In Microsoft's Web-Based Services Family

The rebranding under the Windows Live moniker furthers Microsoft's plan of offering a range of Web-based services to compete with rivals like Google and Yahoo. The idea is ultimately to give Web users a seamless Web experience when they link with their social communities through applications such as search, instant-messaging, and e-mail.

In fact, Microsoft is providing application programming interfaces (APIs) for Windows Live Local so that third parties can build new applications that incorporate the service, Lawler said. "We fit in as the local pivot, providing global access to local knowledge," he said of the search service's place within Microsoft's Windows Live plan.

45-Degree Angled Views, Pushpins

The bird's-eye view in Windows Live Local provides a 45-degree angled view, as opposed to the standard 90-degree view that orthogonal satellite images usually provide, Lawler said.
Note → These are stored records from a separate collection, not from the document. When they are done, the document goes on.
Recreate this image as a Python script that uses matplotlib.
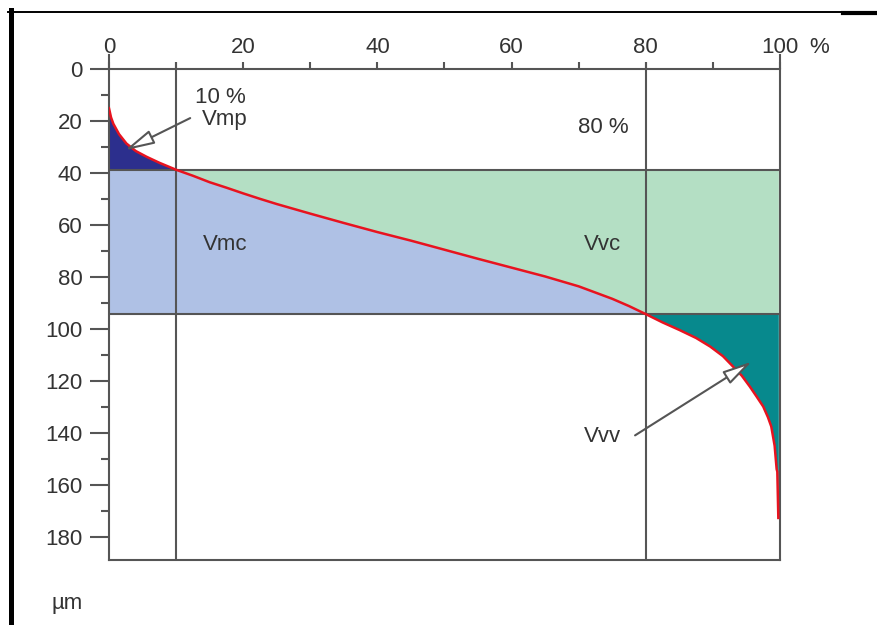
import numpy as np
import matplotlib.pyplot as plt
from matplotlib.lines import Line2D

plt.rcParams['font.family'] = ['Liberation Sans', 'DejaVu Sans']

# bearing ratio (%) and depth (um) of the Abbott-Firestone curve
pct = [0, 0.3, 0.65, 1.5, 2.6, 4, 5.6, 7.5, 10, 12.5, 15, 17.5, 20, 22.5, 25,
       30, 35, 40, 45, 50, 55, 60, 65, 70, 75, 77.5, 80, 82.5, 85, 87.5,
       89.6, 91.5, 93, 94.3, 95.5, 96.5, 97.5, 98.2, 98.7, 99.2, 99.5, 99.6,
       99.75]
depth = [15, 18.5, 21, 25, 28.6, 31.5, 33.7, 36, 38.7, 41, 43.5, 45.6, 47.8,
         49.9, 51.9, 55.6, 59.2, 62.7, 66.0, 69.5, 73.0, 76.4, 79.8, 83.6,
         88.4, 91.2, 94.3, 97.5, 100.4, 103.5, 106.8, 110.5, 114.5, 118,
         122.2, 126, 129.9, 134, 137.6, 145, 154, 155, 172.8]

mr_limits = [10, 80]          # material ratio limits (%)
depth_limits = [38.7, 94.3]   # depths at those limits (um)

x_ticks = [0, 20, 40, 60, 80, 100]
x_ticklabels = ['0', '20', '40', '60', '80', '100']
y_ticks = list(range(0, 181, 20))

grey = '#555555'
txt = '#333333'
fs = 16

fig = plt.figure(figsize=(8.77, 6.25), dpi=100)
ax = fig.add_axes([109 / 877, 1 - 560 / 625, 671 / 877, 505 / 625])
ax.set_xlim(0, 100)
ax.set_ylim(189, -5.5)

p = np.array(pct)
d = np.array(depth)
lo, hi = depth_limits

ax.fill_between(p, d, lo, where=p <= mr_limits[0], color='#2c2f8d', lw=0)
ax.fill_between(p, np.maximum(d, lo), hi, where=p <= mr_limits[1],
                color='#afc1e5', lw=0)
ax.fill_between(p, lo, np.minimum(d, hi), where=p >= mr_limits[0],
                color='#b4dfc4', lw=0)
ax.fill_between(p, hi, d, where=p >= mr_limits[1], color='#07898d', lw=0)

ax.plot(p, d, color='#e8131f', lw=1.8, zorder=4)

for y in depth_limits:
    ax.axhline(y, color=grey, lw=1.5, zorder=3)
ax.vlines(mr_limits, -2.7, 189, color=grey, lw=1.5, zorder=3, clip_on=False)

# axes frame: top spine sits on depth 0
for s in ax.spines.values():
    s.set_color(grey)
    s.set_linewidth(1.5)
ax.spines['top'].set_position(('data', 0))

ax.xaxis.tick_top()
ax.set_xticks(x_ticks)
ax.set_xticklabels(x_ticklabels)
ax.set_xticks(range(10, 100, 20), minor=True)
ax.set_yticks(y_ticks)
ax.set_yticks(range(10, 180, 20), minor=True)

ax.tick_params(axis='x', which='both', direction='out', length=5, width=1.5,
               color=grey, labelsize=fs, labelcolor=txt, pad=3)
ax.tick_params(axis='y', which='both', direction='out', length=6, width=1.5,
               color=grey, labelsize=fs, labelcolor=txt, pad=13)

# longer ticks at 0 and 100
for t in ax.yaxis.get_major_ticks():
    if t.get_loc() in (0, 100):
        t.tick1line.set_markersize(13.5)

ax.annotate('%', xy=(100, 0), xytext=(28, 16), textcoords='offset points',
            fontsize=fs, color=txt, va='center', ha='center')

kw = dict(fontsize=fs, color=txt, ha='center', va='center', zorder=5)
ax.text(16.6, 11.0, '10 %', **kw)
ax.text(17.3, 19.2, 'Vmp', **kw)
ax.text(73.6, 22.3, '80 %', **kw)
ax.text(17.3, 67.3, 'Vmc', **kw)
ax.text(73.5, 67.3, 'Vvc', **kw)
ax.text(73.5, 141.5, 'Vvv', **kw)
fig.text(67 / 877, 1 - 603 / 625, 'µm', fontsize=fs, color=txt,
         ha='center', va='center')

arrow = dict(arrowstyle='-|>,head_length=0.9,head_width=0.22', fc='white',
             ec=grey, lw=1.5, mutation_scale=20, shrinkA=0, shrinkB=0)
ax.annotate('', xy=(2.4, 31.2), xytext=(12.1, 18.8), arrowprops=arrow,
            zorder=6)
ax.annotate('', xy=(95.8, 112.6), xytext=(78.4, 141), arrowprops=arrow,
            zorder=6)

# outer frame
fig.add_artist(Line2D([10.5 / 877, 10.5 / 877], [0, 1 - 10 / 625],
                      color='black', lw=3.6, transform=fig.transFigure))
fig.add_artist(Line2D([8 / 877, 1], [1 - 11.5 / 625, 1 - 11.5 / 625],
                      color='black', lw=1.4, transform=fig.transFigure))
fig.add_artist(Line2D([843 / 877, 1], [1 - 13 / 625, 1 - 13 / 625],
                      color='black', lw=3, transform=fig.transFigure))

fig.savefig('out.png', dpi=100)
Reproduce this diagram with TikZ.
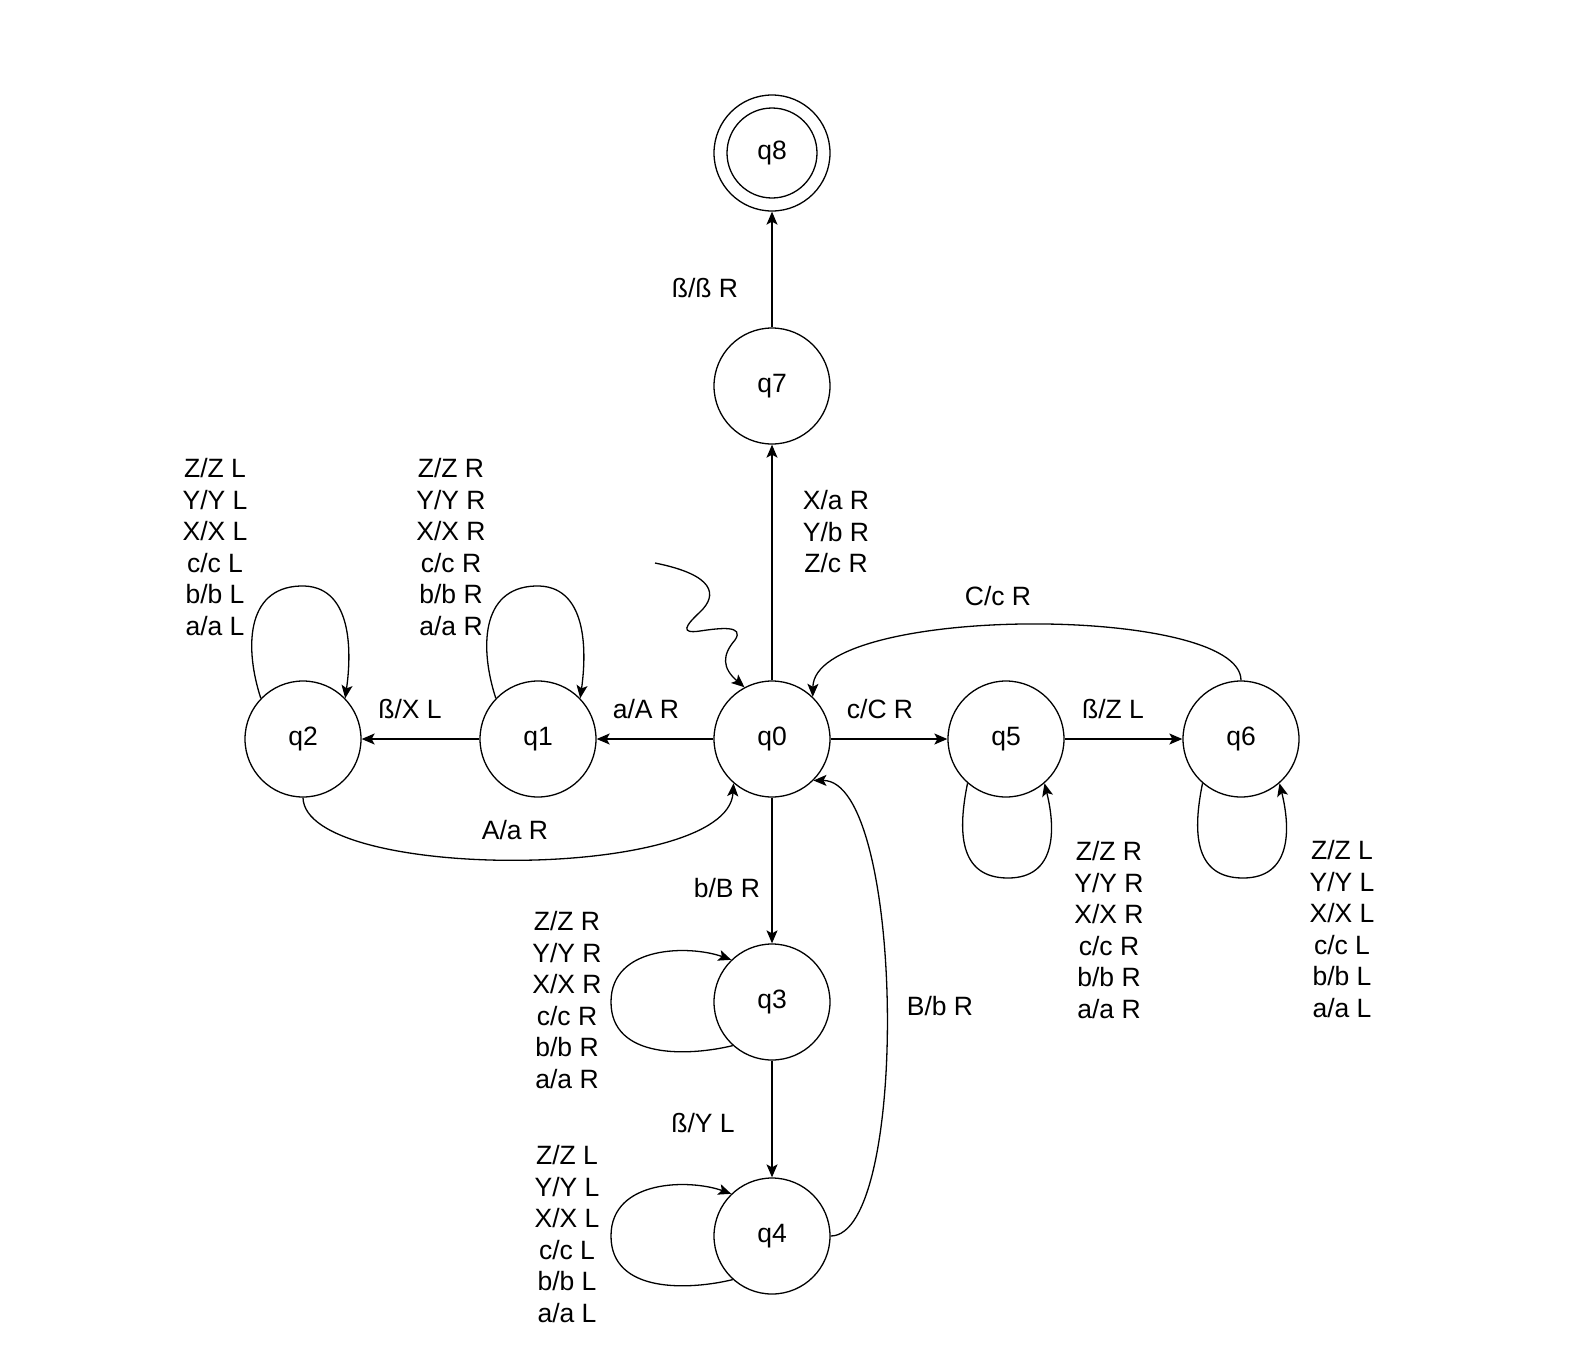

Rather than simply viewing locations and neighborhoods by their rooftops, which does not offer a very clear idea of what the area looks like, the bird's-eye view provides an angle that enables users to see more of the location and its surrounding area, he said.

Microsoft has also enhanced the interactive capabilities of the service's driving directions, pushpin, and scratch-pad technologies. In the first beta of Virtual Earth, released in July, users could create pushpin locations on a map, but they were limited in how they could use a marked location to generate driving directions and the like, said Steve Lombardi, Virtual Earth program manager for Microsoft.

Now, users can create their own pushpins by right-clicking on a location and giving it a title, he said, demonstrating Wednesday how the new service works. Right-clicking on a pushpin-marked location also enables users to write notes about it using Windows Live Local's scratch-pad technology, and to save those notes so for sending via e-mail or bookmarking with a browser permalink.

Full Version in 2006

Microsoft plans to offer a full-production version of Windows Live Local in the first half of 2006, Lombardi said. He said that the company is currently expanding the service's geographic coverage to put it on a par with the coverage provided by MSN's Maps and Directions search product, which covers 30 countries.

Microsoft has added the United Kingdom to the second beta of Windows Live Local, but plans to expand far beyond that, Lombardi said. Once Windows Live Local can deliver local search information for at least as many countries as Maps and Directions, Microsoft will "remove the beta label," he said.

Microsoft also plans to enhance the kind of information that users can search for through the service, going beyond business information and directions to reach specific local events, user favorites, and other information from sources other than standard Yellow Pages, Lombardi said.